Abstract:
In this article, the authors draws on emancipatory research with its emphasis on empowerment, 'a participatory worldview' (Boog, 2003: 427), and according to Baker et al. (2004: 169-188), the democratization of the creation of academic knowledge through the use of multiple perspectives, and the view that the marginalized have a moral right to own and control knowledge produced about them. Integral to emancipatory approaches to research is a reliance on the ethics of human rights and equal power, and acknowledgment of the ways in which the academy and academic knowledge in particular are deeply implicated in the operations of power (Baker et al., 2004: 169).
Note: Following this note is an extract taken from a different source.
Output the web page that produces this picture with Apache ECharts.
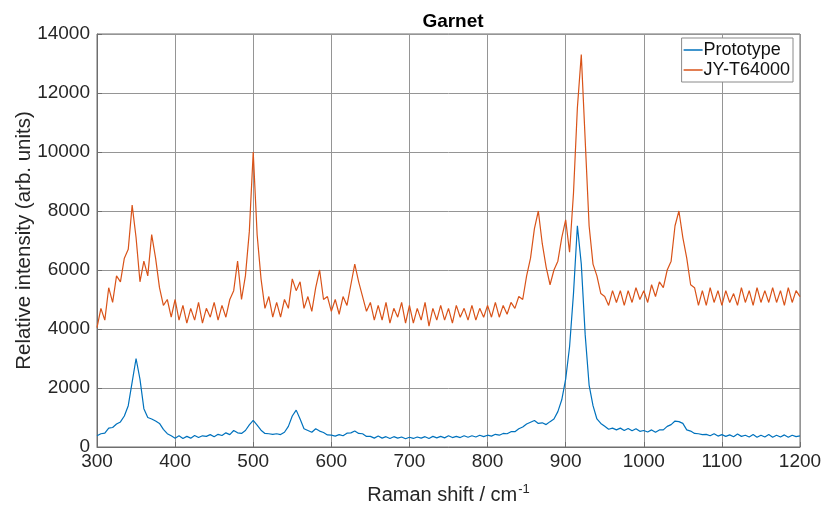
<!DOCTYPE html>
<html>
<head>
<meta charset="utf-8">
<title>Garnet</title>
<script src="https://cdn.jsdelivr.net/npm/echarts@6/dist/echarts.min.js"></script>
<style>
  html, body { margin: 0; padding: 0; background: #fff; }
  #chart { width: 827px; height: 511px; }
</style>
</head>
<body>
<div id="chart"></div>
<script>
// Raman shift (cm-1), sampled every 5 cm-1
var shift = [
  300, 305, 310, 315, 320, 325, 330, 335, 340, 345, 350, 355, 360, 365, 370, 375, 380, 385, 390, 395,
  400, 405, 410, 415, 420, 425, 430, 435, 440, 445, 450, 455, 460, 465, 470, 475, 480, 485, 490, 495,
  500, 505, 510, 515, 520, 525, 530, 535, 540, 545, 550, 555, 560, 565, 570, 575, 580, 585, 590, 595,
  600, 605, 610, 615, 620, 625, 630, 635, 640, 645, 650, 655, 660, 665, 670, 675, 680, 685, 690, 695,
  700, 705, 710, 715, 720, 725, 730, 735, 740, 745, 750, 755, 760, 765, 770, 775, 780, 785, 790, 795,
  800, 805, 810, 815, 820, 825, 830, 835, 840, 845, 850, 855, 860, 865, 870, 875, 880, 885, 890, 895,
  900, 905, 910, 915, 920, 925, 930, 935, 940, 945, 950, 955, 960, 965, 970, 975, 980, 985, 990, 995,
  1000, 1005, 1010, 1015, 1020, 1025, 1030, 1035, 1040, 1045, 1050, 1055, 1060, 1065, 1070, 1075, 1080, 1085, 1090, 1095,
  1100, 1105, 1110, 1115, 1120, 1125, 1130, 1135, 1140, 1145, 1150, 1155, 1160, 1165, 1170, 1175, 1180, 1185, 1190, 1195,
  1200
];

// Prototype spectrometer
var prototype = [
  380, 450, 470, 640, 660, 780, 850, 1050, 1400, 2200, 3000, 2300, 1300, 1000, 950, 880, 800, 600, 450, 380,
  300, 380, 290, 360, 300, 390, 320, 380, 360, 420, 350, 430, 390, 480, 420, 560, 480, 460, 560, 750,
  900, 740, 570, 460, 450, 430, 450, 420, 500, 700, 1050, 1250, 950, 620, 560, 500, 620, 540, 490, 410,
  400, 370, 420, 380, 470, 480, 540, 460, 450, 360, 360, 300, 370, 300, 350, 290, 350, 300, 340, 280,
  330, 290, 340, 300, 350, 290, 360, 310, 360, 310, 380, 320, 360, 320, 380, 330, 380, 340, 400, 350,
  400, 370, 430, 400, 460, 450, 520, 520, 620, 680, 780, 840, 900, 800, 820, 760, 860, 950, 1200, 1600,
  2300, 3400, 5200, 7500, 6200, 3800, 2100, 1400, 950, 800, 700, 600, 640, 580, 640, 560, 630, 550, 620, 530,
  560, 510, 580, 500, 580, 580, 700, 760, 880, 860, 800, 580, 540, 460, 450, 420, 430, 380, 450, 370,
  420, 360, 410, 350, 440, 360, 400, 340, 420, 330, 400, 340, 420, 330, 400, 340, 410, 330, 400, 350,
  380
];

// JY-T64000 reference spectrometer
var jyT64000 = [
  4050, 4700, 4300, 5400, 4900, 5800, 5600, 6400, 6700, 8200, 7100, 5600, 6300, 5800, 7200, 6400, 5400, 4800, 5000, 4400,
  5000, 4300, 4800, 4200, 4700, 4300, 4900, 4200, 4700, 4400, 4900, 4300, 4800, 4400, 5000, 5300, 6300, 5000, 5800, 7300,
  10000, 7200, 5700, 4700, 5100, 4400, 4900, 4400, 5000, 4700, 5700, 5300, 5600, 4700, 5100, 4600, 5400, 6000, 5000, 5100,
  4600, 5000, 4500, 5100, 4800, 5500, 6200, 5600, 5100, 4600, 4900, 4300, 4800, 4300, 4900, 4200, 4700, 4400, 4900, 4200,
  4800, 4200, 4700, 4300, 4900, 4100, 4700, 4300, 4800, 4300, 4700, 4200, 4800, 4400, 4700, 4300, 4800, 4300, 4700, 4400,
  4800, 4400, 4900, 4400, 4800, 4500, 4900, 4700, 5100, 5000, 5800, 6400, 7400, 8000, 6900, 6100, 5500, 6000, 6300, 7100,
  7700, 6600, 8600, 11500, 13300, 10400, 7500, 6200, 5800, 5200, 5100, 4800, 5300, 4900, 5300, 4800, 5300, 4900, 5400, 5000,
  5300, 4900, 5500, 5100, 5600, 5400, 6000, 6300, 7500, 8000, 7100, 6400, 5500, 5400, 4800, 5300, 4800, 5400, 4900, 5300,
  4800, 5300, 4900, 5200, 4800, 5400, 4900, 5300, 4800, 5400, 4900, 5300, 4900, 5400, 4900, 5300, 4800, 5400, 4900, 5300,
  5100
];

var seriesNames = ['Prototype', 'JY-T64000'];

function toPairs(xs, ys) {
    return xs.map(function(x, i) { return [x, ys[i]]; });
}

var chartDom = document.getElementById('chart');
var myChart = echarts.init(chartDom);

var fontFamily = '"Liberation Sans", Arial, Helvetica, sans-serif';
var axisColor = '#6e6e6e';
var gridColor = '#959595';

var option = {
    animation: false,
    backgroundColor: '#fff',
    textStyle: { fontFamily: fontFamily },
    title: {
        text: 'Garnet',
        left: 448,
        textAlign: 'center',
        top: 7,
        textStyle: { fontSize: 19, fontWeight: 'bold', color: '#000', fontFamily: fontFamily }
    },
    legend: {
        data: seriesNames,
        orient: 'vertical',
        right: 34,
        top: 38,
        icon: 'rect',
        itemWidth: 19,
        itemHeight: 1.5,
        itemGap: 2,
        padding: [3, 3, 3, 2],
        backgroundColor: '#fff',
        borderColor: '#8a8a8a',
        borderWidth: 1,
        textStyle: { fontSize: 18, color: '#111', padding: [0, 0, 0, -4], fontFamily: fontFamily }
    },
    grid: {
        left: 97,
        right: 27,
        top: 34,
        bottom: 64,
        outerBoundsMode: 'none',
        show: true,
        borderColor: axisColor,
        borderWidth: 1
    },
    xAxis: {
        type: 'value',
        min: 300,
        max: 1200,
        interval: 100,
        name: 'Raman shift / cm{sup|-1}',
        nameLocation: 'middle',
        nameGap: 36,
        nameMoveOverlap: false,
        nameTextStyle: {
            fontSize: 20,
            color: '#262626',
            fontFamily: fontFamily,
            rich: {
                sup: { fontSize: 13, verticalAlign: 'top', padding: [0, 0, 11, 1], color: '#262626' }
            }
        },
        axisLine: { show: true, lineStyle: { color: axisColor } },
        axisTick: { show: true, inside: true, length: 5, lineStyle: { color: axisColor } },
        axisLabel: {
            fontSize: 19,
            color: '#262626',
            margin: 5,
            fontFamily: fontFamily,
            formatter: function(val) { return String(val); }
        },
        splitLine: { show: true, lineStyle: { color: gridColor, width: 1 } }
    },
    yAxis: {
        type: 'value',
        min: 0,
        max: 14000,
        interval: 2000,
        name: 'Relative intensity (arb. units)',
        nameLocation: 'middle',
        nameGap: 62,
        nameMoveOverlap: false,
        nameTextStyle: { fontSize: 20.5, color: '#262626', fontFamily: fontFamily },
        axisLine: { show: true, lineStyle: { color: axisColor } },
        axisTick: { show: true, inside: true, length: 5, lineStyle: { color: axisColor } },
        axisLabel: {
            fontSize: 19,
            color: '#262626',
            margin: 7,
            fontFamily: fontFamily,
            formatter: function(val) { return String(val); }
        },
        splitLine: { show: true, lineStyle: { color: gridColor, width: 1 } }
    },
    series: [
        {
            name: seriesNames[0],
            type: 'line',
            showSymbol: false,
            symbol: 'none',
            color: '#0072BD',
            lineStyle: { width: 1.2, color: '#0072BD' },
            data: toPairs(shift, prototype)
        },
        {
            name: seriesNames[1],
            type: 'line',
            showSymbol: false,
            symbol: 'none',
            color: '#D95319',
            lineStyle: { width: 1.2, color: '#D95319' },
            data: toPairs(shift, jyT64000)
        }
    ]
};

myChart.setOption(option);
</script>
</body>
</html>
With regard to this latter point, emancipatory research draws heavily on feminist arguments that link research ethics to power, and prioritizes the assessment of researcher's social positions and subjectivities so that distortion, silencing and misrepresentation are less likely to occur (Kirsch, 1999). Such a feminist and emancipatory position not only accepts responsibility for the protection and fair representation of participants, but also attempts to engage in research that offers a 'parallax of perspectives' (Ginsburg, 1995; Sameshima, 2007). These different angles of vision (Ginsburg, 1995: 65) ensure research participants (and the topic under scrutiny) are not misrepresented through shallow, monocled gazes,
but instead take every opportunity to consider participants perspectives in ways that allow a reader to change position as the subject is viewed from changing perspectives.